MARINE CORPS AIR GROUND COMBAT CENTER TWENTYNINE PALMS, Calif. --
A new portable, solar energy converter designed to tactically charge batteries and run communications equipment could soon help save lives in combat zones.
The Solar Portable Alternative Communications Energy System consists of several foldable solar panels, a multitude of output and input cables and adapters, and a small box no bigger than the average game console.
In theory, by using the SPACES, troops deployed to remote areas like Afghanistan would be able to power everything from AN/PRC-119F SINCGARS radios and combat operations centers to humvees. This would greatly reduce the need for resupply missions for generator fuel and expose fewer Marines to dangerous enemy attacks, said Maj. Carlos Barela, the director of the Infantry Officer Course out of Marine Corps Base Quantico, Va.
“It lessens the likelihood of Marines being killed for a resupply that, in the future, may not have had to go,” said the Albuquerque, N.M., native.
The IOC was in the Delta/Prospect Training Areas last week conducting the day and night attacks that serve as the students’ culminating training event. They have been taking the $7,485 system on trial runs during their field training operations to see what works and what needs improvement.

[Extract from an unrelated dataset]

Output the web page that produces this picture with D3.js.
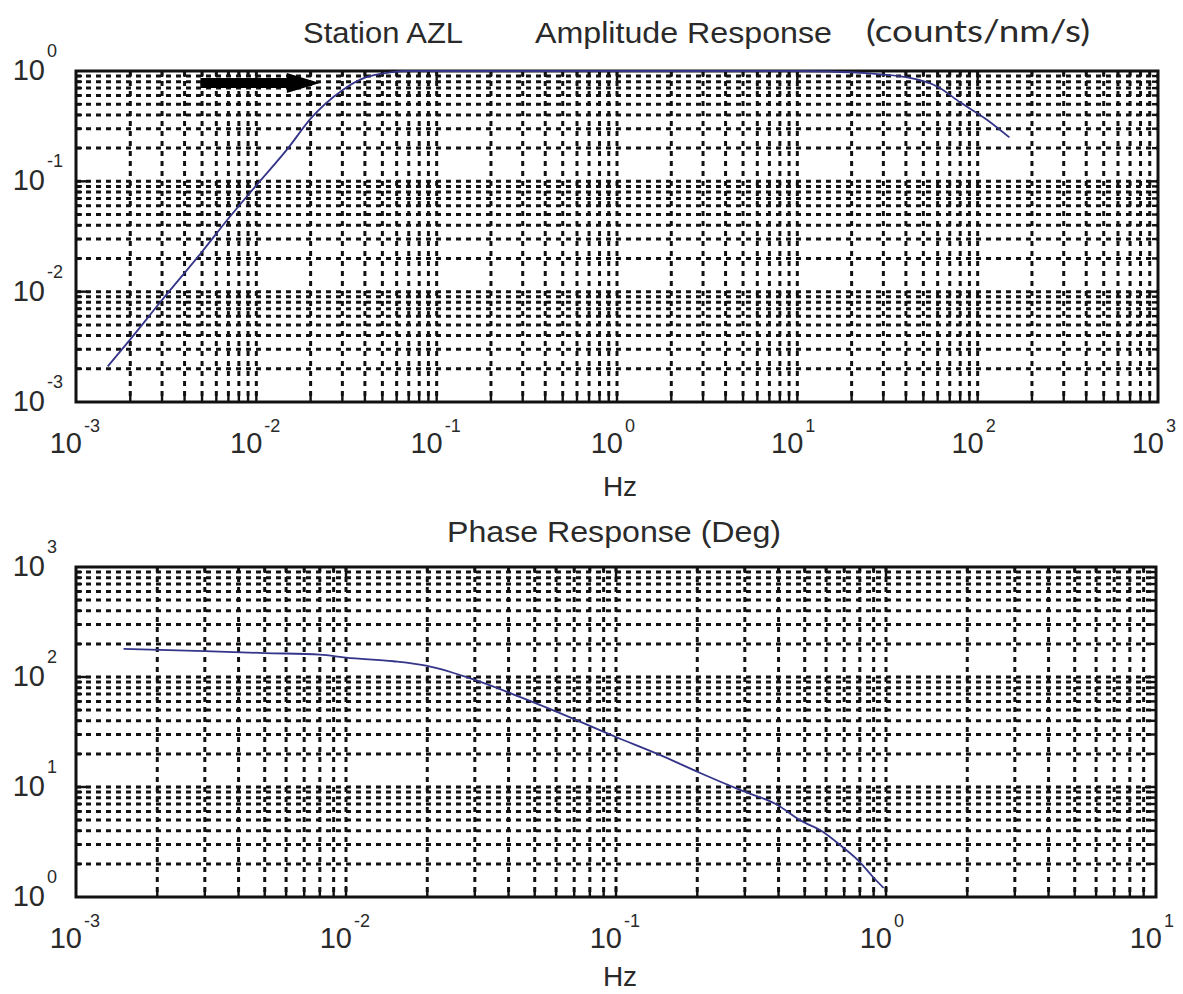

The “results varied” in the heavily-shaded areas of the Virginia base, as interference from the tree line made powering up difficult, said Capt. Andrew Eckert, an instructor for IOC Class 1-11. Variables that affected the system included time of day, where the kit was set up and cloud cover.
When the class traveled to the Combat Center, they brought the SPACES along for the ride to get a better idea of its capabilities in an environment similar to what Marines may face during combat deployments, Barela said.
As hoped, the system proved to work better in a desert environment.
“There was more of an effect here; we were able to get longer sustained exposure,” said Capt. Charles Nash, the Class 1-11 class advisor.
Now that the Marines have seen how effective the SPACES will be in Afghanistan, they said the system shows potential, but there are still a few things they would like to change before relying on it as an alternative power source away from supply lines, said Eckert, who is from New Glarus, Wis.
An eight-hour charge for a single AN/PRC-119F SINCGARS radio battery took between three to four hours, which makes this an unrealistic option for Marines on the move, said Sgt. Taylor Clark, a communications instructor with The Basic School in Quantico.
“If you’re on a patrol, you are not able to stop and set up for four hours; it’s not very ‘recon friendly,’” explained the Metairie, La., native.
Clark mentioned that in order to keep the SPACES charging at optimal levels, it had to be continually rotated to keep it in direct contact with the sun as the day progressed. It also had to be kept completely free and clear of sand, which can be time consuming and tedious when in a desert, he said.
However, Barela and Clark both said there are many redeeming qualities to the SPACES as well, including how well it stood up to the harsh Marine lifestyle of deployments.
“It’s very flexible,” Barela said. “You can roll it up, stick it in a pack, step on it … It will not break,” he said.
“It’s very durable, very light [and] user-friendly,” Clark added. “Any ‘joe-shmoe’ can set it up.”
Clark said another quality he and the other communications Marines found “surprising” was that they could use their equipment as it was charging.
While the system is not perfect, the Marines said discovering its flaws was the reason they brought it here, and they left the Combat Center with high hopes for the system and its potential.
“Like any piece of equipment, it will continue to be refined,” Barela said.
“I’m impressed, but it will take a few more trials before I am able to say this is the system we want,” Eckert added.